Mandatory class participation should be a part of K-12 course curriculum, but once the individual starts paying for their education it should no longer be a requirement and furthermore it should not count toward a percentage of the college student’s grade.
Professors should make it an expectation that their students add to class discussions but not an involuntary action.
It is not new information that this generation’s social skills are changing due to the increased use of social media and technological devices.
According to a controlled experiment carried out by a team of UCLA scientists, sixth grade students who went five days without any means of using social media or technological devices did exponentially better at reading human emotions than a group of sixth-graders from the same school who did not go without such.
It is then fair to say that for the healthy development of children in regards to social skills that class participation; more exposure to social situations, is a reasonable requirement and implementation in their educational journeys.
On the other hand once an individual reaches the college level they will have had over a decade of enforced class participation and will have been exposed to countless hours and situations in which they had to think on the spot and use their best judgement when answering questions.
Any education after high school is voluntary and generally speaking students are paying out of pocket to further their education.
American River College students pay $46 per unit and to be considered full time a student must be enrolled in 12 units.
As a full timer that amounts to $552 per semester not including other fees and payments.

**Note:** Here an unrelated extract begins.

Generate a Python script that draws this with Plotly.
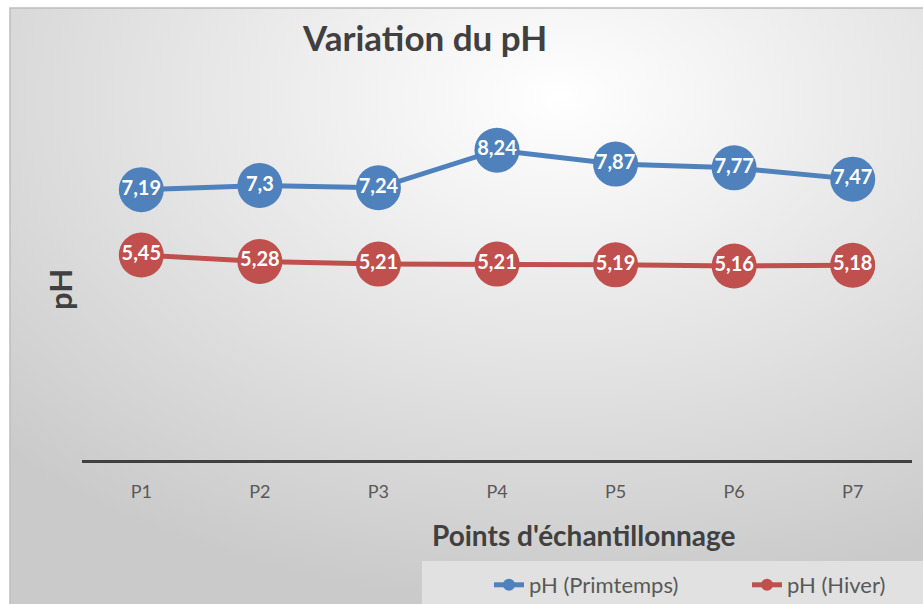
import base64
import plotly.graph_objects as go

categories = ["P1", "P2", "P3", "P4", "P5", "P6", "P7"]
ph_printemps = [7.19, 7.3, 7.24, 8.24, 7.87, 7.77, 7.47]
ph_hiver = [5.45, 5.28, 5.21, 5.21, 5.19, 5.16, 5.18]
series_names = ["pH (Primtemps)", "pH (Hiver)"]
colors = ["#4F81BD", "#C0504D"]

W, H = 923, 604
L, R, T, B = 82, 11, 84, 144
PW, PH = W - L - R, H - T - B


def px(xp):
    return (xp - L) / PW


def py(yp):
    return (H - B - yp) / PH


def fmt(v):
    return f"{v:g}".replace(".", ",")


FONT = "Lato, 'Open Sans', sans-serif"

fig = go.Figure()
for name, vals, col in zip(series_names, [ph_printemps, ph_hiver], colors):
    fig.add_trace(go.Scatter(
        x=categories, y=vals, mode="lines+markers+text",
        line=dict(color=col, width=5),
        marker=dict(size=45, color=col),
        text=[fmt(v) for v in vals], textposition="middle center",
        textfont=dict(family=FONT, size=20, color="white", weight="bold"),
        showlegend=False, hoverinfo="skip", cliponaxis=False,
    ))
    fig.add_trace(go.Scatter(
        x=[None], y=[None], mode="lines+markers", name=name,
        line=dict(color=col, width=5), marker=dict(size=12, color=col),
    ))

svg = (
    '<svg xmlns="http://www.w3.org/2000/svg" width="913" height="596" '
    'viewBox="0 0 913 596" preserveAspectRatio="none"><defs>'
    '<radialGradient id="g" cx="0.6" cy="0.15" r="0.85" gradientUnits="objectBoundingBox">'
    '<stop offset="0" stop-color="#ffffff"/><stop offset="1" stop-color="#cacaca"/>'
    '</radialGradient></defs><rect width="913" height="596" fill="url(#g)"/></svg>'
)
src = "data:image/svg+xml;base64," + base64.b64encode(svg.encode()).decode()
fig.add_layout_image(dict(
    source=src, xref="paper", yref="paper", x=px(10), y=py(8),
    sizex=px(W) - px(10), sizey=py(8) - py(H), sizing="stretch",
    xanchor="left", yanchor="top", layer="below",
))

fig.add_shape(type="rect", xref="paper", yref="paper",
              x0=px(422), x1=px(W + 5), y0=py(561), y1=py(H + 5),
              fillcolor="#e1e1e1", line=dict(width=0), layer="below")
fig.add_shape(type="path", xref="paper", yref="paper",
              path=f"M {px(10)} {py(H)} L {px(10)} {py(8)} L {px(W)} {py(8)}",
              line=dict(color="#bdbdbd", width=1.5))

fig.add_annotation(text="Variation du pH", xref="paper", yref="paper",
                   x=px(424), y=py(37), showarrow=False,
                   xanchor="center", yanchor="middle",
                   font=dict(family=FONT, size=35, color="#404040", weight="bold"))
fig.add_annotation(text="Points d'échantillonnage", xref="paper", yref="paper",
                   x=px(584), y=py(535), showarrow=False,
                   xanchor="center", yanchor="middle",
                   font=dict(family=FONT, size=28, color="#404040", weight="bold"))
fig.add_annotation(text="pH", xref="paper", yref="paper", textangle=-90,
                   x=px(60), y=py(290), showarrow=False,
                   xanchor="center", yanchor="middle",
                   font=dict(family=FONT, size=31, color="#404040", weight="bold"))

fig.update_layout(
    width=W, height=H,
    margin=dict(l=L, r=R, t=T, b=B, autoexpand=False),
    paper_bgcolor="white", plot_bgcolor="rgba(0,0,0,0)",
    font=dict(family=FONT, color="#595959"),
    xaxis=dict(type="category", range=[-0.5, 6.5], showline=True,
               linecolor="#404040", linewidth=3, showgrid=False, zeroline=False,
               ticks="", tickfont=dict(size=18, color="#595959"),
               ticklabelstandoff=13),
    yaxis=dict(range=[0, 10], showticklabels=False, showgrid=False,
               zeroline=False, showline=False, ticks=""),
    legend=dict(orientation="h", x=px(489), y=py(564), xanchor="left",
                yanchor="top", bgcolor="rgba(0,0,0,0)",
                font=dict(size=22, color="#595959"),
                entrywidth=213, entrywidthmode="pixels"),
    showlegend=True,
)

fig.write_html("out.html", config={"displayModeBar": False},
               post_script="document.body.style.margin='0';document.body.style.overflow='hidden';")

It is highly subjective to count participation as a percentage toward a final grade especially since there are so many ways to participate in a class beyond vocalizing an opinion etc.
Students can be actively engaged in a discussion through note taking, reading along with the material, listening to their professor or other students speak and by simply paying attention and processing the information.
There is also the issue of causing more tension and discomfort for students who are naturally more introverted and while speaking aloud is essential for building social skills, it does give an advantage to those students who are more inclined to vocalize their thoughts in a classroom setting.
In a recent study on core curriculum syllabi at Seattle University it was found that over 93 percent of their courses required class participation.
The study revealed that professors generally do not provide instruction on how to improve participation, the interpretation of student behavior is often times subjective and difficult to assess and it is hard to justify participation scores.
There were some suggestions for professors on how to create more friendly and comfortable environments for students to speak including having them speak on homework from the previous night which would allow them to have thoughts already prepared and even increasing the ‘wait time’ between the time of the question and the time of the response.
Regardless of these helpful approaches it still remains problematic to make participation an area that is critiqued and counted toward a final grade.